The 8th annual Intercollegiate Debate Tournament, co-hosted by Taipei City Government and Agency Against Corruption, Ministry of Justice (AAC), took place from October 17th to 19th, 2014, at the Cheng Zhong Campus, Soochow University. This year, the tournament attracted 20 debate teams representing their schools, both foreign and domestic, including University of Macau, Hong Kong Baptist University, and Universiti Sains Malaysia. Approximately 120 college students with outstanding debate skills dwelled on the debate subject “Should the government pass the Information Disclosure Act?“ In other words, “Should the government pass regulations protecting the whistleblowers for acts of justice?” Throughout the tournament, the students engaged in 29 rounds of debate and competed for the title of championship.

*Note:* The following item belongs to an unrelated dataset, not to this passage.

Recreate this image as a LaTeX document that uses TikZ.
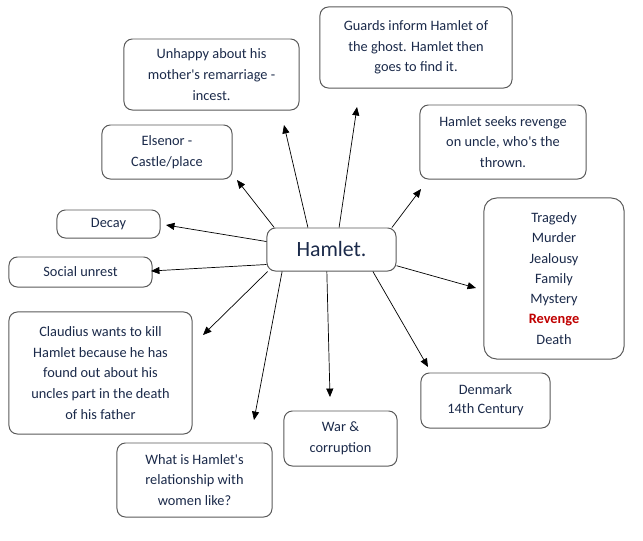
\documentclass[tikz,border=0pt]{standalone}
\usepackage{fontspec}
\setmainfont{Carlito}[Ligatures=TeXOff]
\usetikzlibrary{arrows.meta}
\definecolor{navy}{HTML}{1B2A4A}
\definecolor{revred}{HTML}{C00000}
\begin{document}
\begin{tikzpicture}[x=0.025cm, y=-0.025cm, font=\fontsize{10.2}{14.7}\selectfont, text=navy,
  box/.style={rectangle, draw=black!65, line width=0.7pt, rounded corners=6pt, align=center, inner sep=0pt, fill=white},
  link/.style={line width=0.5pt, -{Triangle[length=6pt, width=5pt]}}]
  \useasboundingbox (0,0) rectangle (643,540);
  \node[box, minimum width=3.225cm, minimum height=1.075cm, font=\fontsize{15.5}{18}\selectfont] (hamlet) at (331.5,249.5) {Hamlet.};
  \node[box, minimum width=4.8cm, minimum height=2.025cm] (guards) at (416,47.5) {Guards inform Hamlet of\\the ghost. Hamlet then\\goes to find it.};
  \node[box, minimum width=4.375cm, minimum height=1.775cm] (unhappy) at (211.5,74.5) {Unhappy about his\\mother's remarriage -\\incest.};
  \node[box, minimum width=3.25cm, minimum height=1.35cm] (elsenor) at (167,152) {Elsenor -\\Castle/place};
  \node[box, minimum width=4.15cm, minimum height=1.85cm] (seeks) at (503,142) {Hamlet seeks revenge\\on uncle, who's the\\thrown.};
  \node[box, minimum width=2.575cm, minimum height=0.7cm] (decay) at (108.5,224) {Decay};
  \node[box, minimum width=3.575cm, minimum height=0.75cm] (unrest) at (80.5,272) {Social unrest};
  \node[box, minimum width=3.5cm, minimum height=4.025cm, rounded corners=9pt, font=\fontsize{10.2}{14.4}\selectfont] (themes) at (554,278.5)
    {Tragedy\\Murder\\Jealousy\\Family\\Mystery\\{\color{revred}\bfseries Revenge}\\Death};
  \node[box, minimum width=4.575cm, minimum height=3.05cm] (claudius) at (100.5,373) {Claudius wants to kill\\Hamlet because he has\\found out about his\\uncles part in the death\\of his father};
  \node[box, minimum width=3.225cm, minimum height=1.375cm, font=\fontsize{10.2}{13.5}\selectfont] (denmark) at (485.5,400.5) {Denmark\\14th Century};
  \node[box, minimum width=2.825cm, minimum height=1.375cm] (war) at (340.5,438.5) {War \&\\corruption};
  \node[box, minimum width=3.875cm, minimum height=1.85cm] (women) at (194.5,480) {What is Hamlet's\\relationship with\\women like?};
  % arrow tips
  \coordinate (tguards) at (357,107);
  \coordinate (tunhappy) at (284,125);
  \coordinate (telsenor) at (237,180);
  \coordinate (tseeks) at (421,189);
  \coordinate (tdecay) at (166,225);
  \coordinate (tunrest) at (151,271);
  \coordinate (tthemes) at (476,288);
  \coordinate (tclaudius) at (203,335);
  \coordinate (twomen) at (254,420);
  \coordinate (twar) at (330,397);
  \coordinate (tdenmark) at (428,367);
  \draw[link] (hamlet.71.6) -- (tguards);
  \draw[link] (hamlet.137.4) -- (tunhappy);
  \draw[link] (hamlet.159) -- (telsenor);
  \draw[link] (hamlet.20) -- (tseeks);
  \draw[link] (hamlet.173.4) -- (tdecay);
  \draw[link] (hamlet.193.5) -- (tunrest);
  \draw[link] (hamlet.-14.3) -- (tthemes);
  \draw[link] (hamlet.199.5) -- (tclaudius);
  \draw[link] (hamlet.204.9) -- (twomen);
  \draw[link] (hamlet.258.7) -- (twar);
  \draw[link] (hamlet.332.1) -- (tdenmark);
\end{tikzpicture}
\end{document}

Department of Government Ethics of Taipei City Government (DOGE) said, that having hosted the Intercollegiate Debate Tournament for 8 consecutive years, DOGE hopes to introduce the anti-corruption motif to the college campuses. This year’s debate prompt “Should the government pass Information Disclosure Act?” was chosen in attempt to arouse college students’ awareness of public issues through their research and team discussions. This year’s tournament continued to follow last year’s tradition, inviting debate teams from foreign colleges to exchange information with local teams in order to provoke new thoughts for corruption prevention. In the opening speech of the tournament, Yang, Shi-Jin, the vice director-general of the AAC, pointed out that it has been very difficult to be aware of and to gather evidence about the corruptive behaviors within the internal government. Therefore, he addressed, that it is essential that the whistleblowers, under the protection of laws, have strong courage to reveal illegal acts so that more scandals can be exposed. As the Information Disclosure Act will have been completed by the end of 2014, DOGE expects the students to understand how the law is progressed and written. In the future, the AAC will spend most of its advocating power on graduating college students, expecting them, before entering the job market, to know the deleterious effects of corruption and priceless values of integrity. So that corruption is not to be tolerated whatsoever.
DOGE also announced, that this year’s tournament invited the scholars of National Chengchi University and Transparency International Chinese Taipei to be the judges of the final debate. These scholars were excited to share with the students the motives behind the Information Disclosure Act and the international legislative trends.